In an attempt to embed new values into physical objects, other photographs depict a series of “altars” suggestive of rituals. These speak to values of an intertwined Anthropogenic existence—part of climate action going forward will be to embed new values of eco-awareness into our daily rituals. Necessary tools to living in an altered climate may take own cultural significance and elicit the creation of heirlooms and ceremonial objects in relation to their heightened importance.
As we unintentionally act out habits in our daily lives, some with dire consequences, I ask how we might occupy near-future habits. By imagining new habits, we can also reimagine the trajectory of our footprint on our landscapes, our food system, and our shorelines. The photographs in this series embody interactions and habits which move us from contemplation to action. In the same way that photojournalism mobilizes a public to decry the events of the past and present, so to can images of the future move us into action.

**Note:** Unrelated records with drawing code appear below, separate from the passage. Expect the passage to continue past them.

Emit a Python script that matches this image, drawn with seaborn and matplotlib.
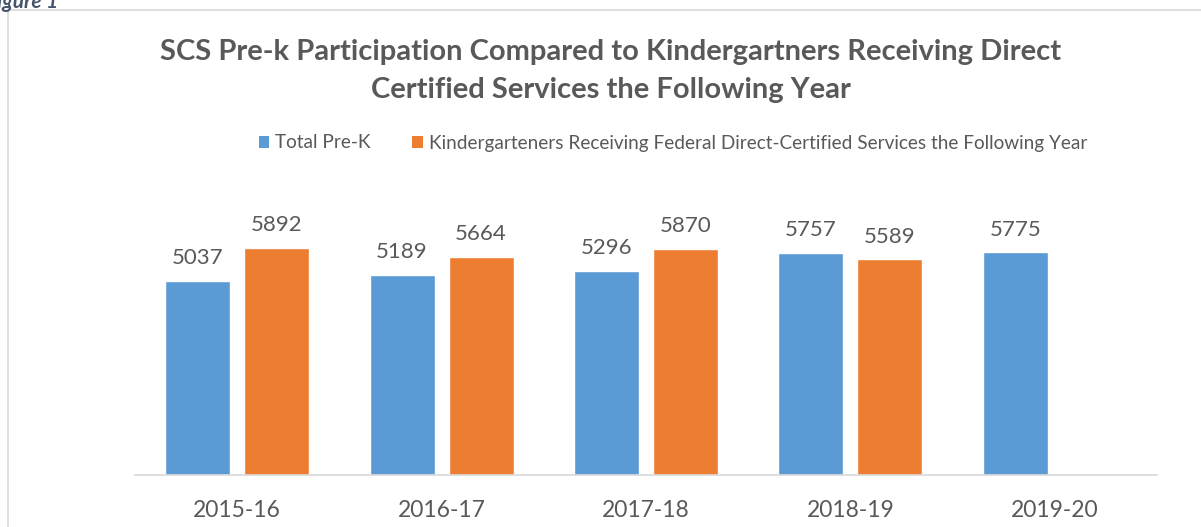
import matplotlib
matplotlib.use("Agg")
import matplotlib.pyplot as plt
import seaborn as sns
import pandas as pd
import numpy as np
from matplotlib.lines import Line2D
from matplotlib.patches import Patch

years = ["2015-16", "2016-17", "2017-18", "2018-19", "2019-20"]
total_prek = [5037, 5189, 5296, 5757, 5775]
kinder_dc = [5892, 5664, 5870, 5589, np.nan]
series_names = ["Total Pre-K",
                "Kindergarteners Receiving Federal Direct-Certified Services the Following Year"]
colors = ["#5B9BD5", "#ED7D31"]

df = pd.DataFrame({
    "year": years * 2,
    "value": total_prek + kinder_dc,
    "series": [series_names[0]] * len(years) + [series_names[1]] * len(years),
})

sns.set_theme(style="white")
plt.rcParams["font.family"] = ["Lato", "DejaVu Sans"]
txt = "#595959"

W, H = 1201, 527
fig = plt.figure(figsize=(W / 100, H / 100), dpi=100)
ax = fig.add_axes([135 / W, 1 - 475 / H, (1157 - 135) / W, (475 - 205) / H])

sns.barplot(data=df, x="year", y="value", hue="series", order=years,
            hue_order=series_names, palette=colors, width=0.773, gap=0.177,
            saturation=1, ax=ax, legend=False)

ax.set_ylim(0, 7000)
ax.set_xlim(-0.5, len(years) - 0.5)
for c in ax.containers:
    labels = ["" if (v is None or np.isnan(v)) else f"{int(round(v))}" for v in c.datavalues]
    ax.bar_label(c, labels=labels, padding=9, fontsize=16, color=txt)

for s in ["top", "right", "left"]:
    ax.spines[s].set_visible(False)
ax.spines["bottom"].set_color("#D9D9D9")
ax.spines["bottom"].set_linewidth(1.2)
ax.set_yticks([])
ax.set_xlabel("")
ax.set_ylabel("")
ax.tick_params(axis="x", length=0, labelsize=16.5, colors=txt, pad=18)

fig.text(611 / W, 1 - 52 / H, "SCS Pre-k Participation Compared to Kindergartners Receiving Direct",
         ha="center", va="center", fontsize=21, fontweight="bold", color=txt)
fig.text(611 / W, 1 - 90 / H, "Certified Services the Following Year",
         ha="center", va="center", fontsize=21, fontweight="bold", color=txt)

handles = [Patch(facecolor=colors[0], edgecolor="none"),
           Patch(facecolor=colors[1], edgecolor="none")]
fig.legend(handles, series_names, loc="center", bbox_to_anchor=(673 / W, 1 - 143 / H),
           ncol=2, frameon=False, fontsize=13.7, labelcolor=txt,
           handlelength=0.55, handleheight=0.55, handletextpad=0.3, columnspacing=2.2)

# frame lines
fig.add_artist(Line2D([8 / W, 1], [1 - 10 / H, 1 - 10 / H], color="#D9D9D9", lw=1.2))
fig.add_artist(Line2D([8 / W, 8 / W], [0, 1 - 10 / H], color="#D9D9D9", lw=1.2))
fig.text(-14 / W, 1 - 2 / H, "Figure 1", ha="left", va="center", fontsize=15,
         style="italic", fontweight="bold", color="#44546A")

fig.savefig("out.png", dpi=100)
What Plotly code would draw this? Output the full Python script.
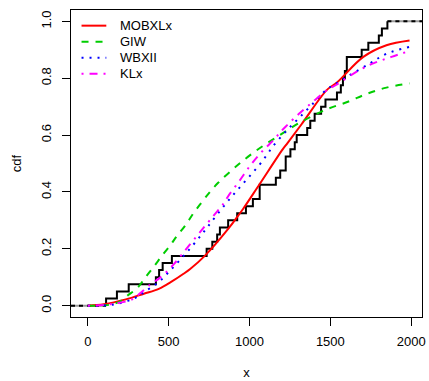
import numpy as np
import plotly.graph_objects as go

# ---- data ----
# observed sample (sorted, ties repeated) -> empirical cdf
sample = [113, 180, 253, 421, 441, 463, 520, 735, 770, 800,
          817, 868, 924, 978, 1021, 1063, 1063, 1163, 1190, 1224,
          1224, 1253, 1280, 1292, 1357, 1376, 1403, 1443, 1470, 1541,
          1565, 1578, 1590, 1602, 1602, 1694, 1735, 1800, 1819, 1853]

mob_x = [0, 100, 235, 347, 439, 520, 592, 633, 725, 868, 929, 959, 1062, 1204, 1235, 1327, 1479, 1541, 1704, 1847, 1990]
mob_y = [0.0, 0.005, 0.022, 0.042, 0.059, 0.085, 0.112, 0.129, 0.176, 0.27, 0.316, 0.339, 0.427, 0.549, 0.572, 0.642, 0.759, 0.785, 0.875, 0.916, 0.933]

giw_x = [0, 100, 150, 200, 247, 306, 357, 408, 459, 511, 551, 602, 653, 704, 755, 806, 918, 1041, 1174, 1306, 1471, 1613, 1725, 1847, 1990]
giw_y = [0.0, 0.0005, 0.005, 0.015, 0.036, 0.062, 0.1, 0.137, 0.176, 0.213, 0.245, 0.281, 0.325, 0.363, 0.4, 0.432, 0.49, 0.545, 0.595, 0.642, 0.689, 0.718, 0.745, 0.767, 0.782]

wbx_x = [0, 150, 286, 367, 439, 500, 572, 643, 704, 745, 806, 867, 929, 1000, 1071, 1153, 1235, 1306, 1388, 1480, 1521, 1602, 1745, 1847, 1990]
wbx_y = [0.0, 0.003, 0.025, 0.055, 0.083, 0.118, 0.162, 0.208, 0.25, 0.28, 0.325, 0.368, 0.409, 0.455, 0.502, 0.566, 0.619, 0.66, 0.708, 0.762, 0.776, 0.805, 0.852, 0.886, 0.91]

klx_x = [0, 100, 174, 266, 327, 388, 439, 480, 531, 582, 653, 725, 786, 837, 868, 939, 1010, 1082, 1153, 1195, 1235, 1306, 1388, 1480, 1541, 1663, 1765, 1878, 1990]
klx_y = [0.0, 0.002, 0.008, 0.02, 0.045, 0.075, 0.095, 0.115, 0.145, 0.18, 0.23, 0.28, 0.322, 0.357, 0.385, 0.44, 0.497, 0.545, 0.585, 0.613, 0.636, 0.675, 0.715, 0.758, 0.778, 0.823, 0.852, 0.875, 0.896]

series_names = ["MOBXLx", "GIW", "WBXII", "KLx"]

x_ticks = [0, 500, 1000, 1500, 2000]
y_ticks = [0.0, 0.2, 0.4, 0.6, 0.8, 1.0]
y_ticklabels = ["0.0", "0.2", "0.4", "0.6", "0.8", "1.0"]

# ---- layout / style constants ----
X_RANGE = [-104, 2067]
Y_RANGE = [-0.04, 1.04]
FONT = "Liberation Sans, Arial, Helvetica, sans-serif"
STYLES = [dict(color="#ff0000", width=2),
          dict(color="#00cd00", width=2, dash="7px,7px"),
          dict(color="#0000ff", width=2, dash="2px,6px"),
          dict(color="#ff00ff", width=2, dash="2px,6px,8px,6px")]

# empirical cdf from the sample
vals, counts = np.unique(np.array(sample), return_counts=True)
cum = np.cumsum(counts) / len(sample)
step_x = [vals[0]] + list(vals)
step_y = [0.0] + list(cum)

fig = go.Figure()

# left / right extensions of the ecdf (grey with black dashes)
for ex, ey in (([X_RANGE[0], vals[0]], [0, 0]), ([vals[-1], X_RANGE[1]], [1, 1])):
    fig.add_trace(go.Scatter(x=ex, y=ey, mode="lines", showlegend=False, hoverinfo="skip",
                             line=dict(color="#9a9a9a", width=2)))
    fig.add_trace(go.Scatter(x=ex, y=ey, mode="lines", showlegend=False, hoverinfo="skip",
                             line=dict(color="black", width=2, dash="4px,4px")))

fig.add_trace(go.Scatter(x=step_x, y=step_y, mode="lines", line_shape="hv", showlegend=False,
                         line=dict(color="black", width=2), name="ecdf"))

for name, xs, ys, st in zip(series_names, [mob_x, giw_x, wbx_x, klx_x],
                            [mob_y, giw_y, wbx_y, klx_y], STYLES):
    fig.add_trace(go.Scatter(x=xs, y=ys, mode="lines", name=name, line_shape="spline",
                             line=st, showlegend=False))

# R-style legend without a box (top-left, inside the plot), rows 16px apart
LEG_X0, LEG_X1, LEG_TX = 0.030, 0.1006, 0.1332
LEG_Y0, LEG_DY = 0.949, 0.0523
for i, (name, st) in enumerate(zip(series_names, STYLES)):
    yy = LEG_Y0 - i * LEG_DY
    fig.add_shape(type="line", xref="paper", yref="paper", x0=LEG_X0, x1=LEG_X1, y0=yy, y1=yy,
                  line=st)
    fig.add_annotation(xref="paper", yref="paper", x=LEG_TX, y=yy, text=name, showarrow=False,
                       xanchor="left", yanchor="middle", font=dict(size=13, color="black"))

fig.update_layout(
    width=429, height=381,
    margin=dict(l=71, r=3, t=10, b=63),
    paper_bgcolor="white", plot_bgcolor="white",
    font=dict(family=FONT, size=13, color="black"),
    showlegend=False,
    xaxis=dict(range=X_RANGE, tickvals=x_ticks, ticks="outside", ticklen=8, tickwidth=1,
               tickcolor="black", showgrid=False, zeroline=False, showline=True, mirror=True,
               linecolor="black", linewidth=1, ticklabelstandoff=4, ticklabeloverflow="allow",
               title=dict(text="x", standoff=20, font=dict(size=13))),
    yaxis=dict(range=Y_RANGE, tickvals=y_ticks, ticktext=y_ticklabels, ticks="outside",
               ticklen=8, tickwidth=1, tickcolor="black", tickangle=-90, showgrid=False,
               zeroline=False, showline=True, mirror=True, linecolor="black", linewidth=1,
               ticklabelstandoff=6,
               title=dict(text="cdf", standoff=14, font=dict(size=13))),
)

# remove the browser's default 8px page margin so the figure fills the window exactly
fig.write_html("out.html",
               config={"displayModeBar": False},
               post_script="document.body.style.margin='0px';document.body.style.overflow='hidden';")
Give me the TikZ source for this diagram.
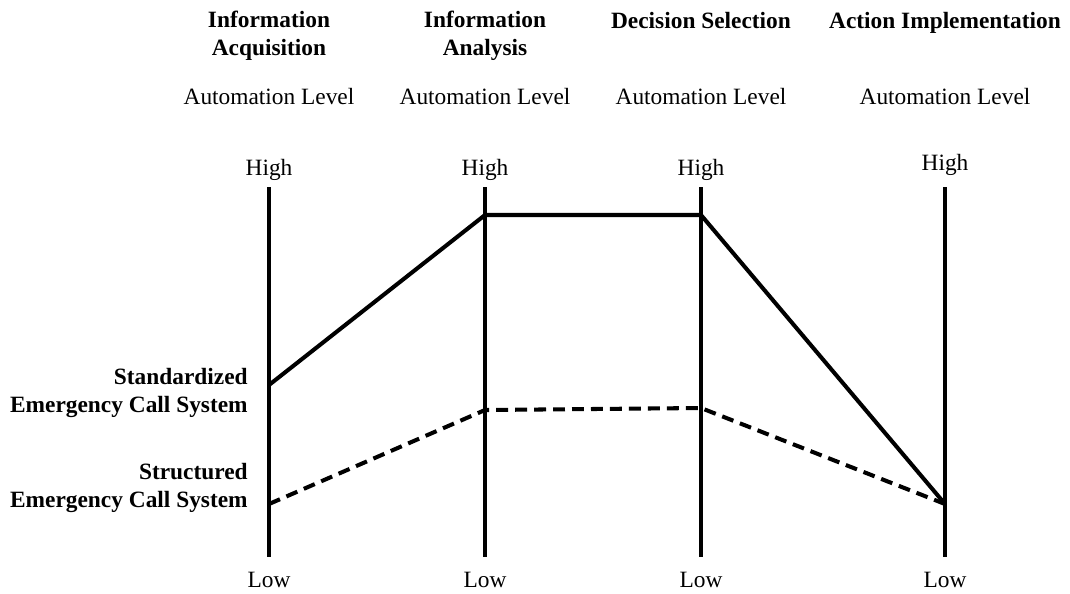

While we often articulate a desire to act in regards to climate change, we are thwarted by a uniquely pervasive type of blindness which manifests in relation to change at such a massive, global scale. Our senses fall short of helping us to conceptualize the true scale of the catastrophe. Each of our actions, nonetheless, contributes to the catastrophe. As Alvin Toffler articulated in his novel Future Shock back in 1970, “Again and again the human brain has blinded itself to the novel possibilities of the future.” What novel possibilities of our future—what radical and outlandish visions of a changing world—can we bring into our daily experience now, in order to pay homage to our own limited foresight? The future of climate action will inevitably require a reconciliation with hard-to-imagine futures. I envision tangible and personal steps we can take to reduce the barriers to climate action. We will inevitably repurpose our adaptation skills as environmental challenges arise, and we will create better tools for interacting with our environment, through eating, growing, and acting in accordance with nature’s realities. Just as architects draft blueprints and build models for their engineers to take to task, I am drafting speculative outlines of a shifted future.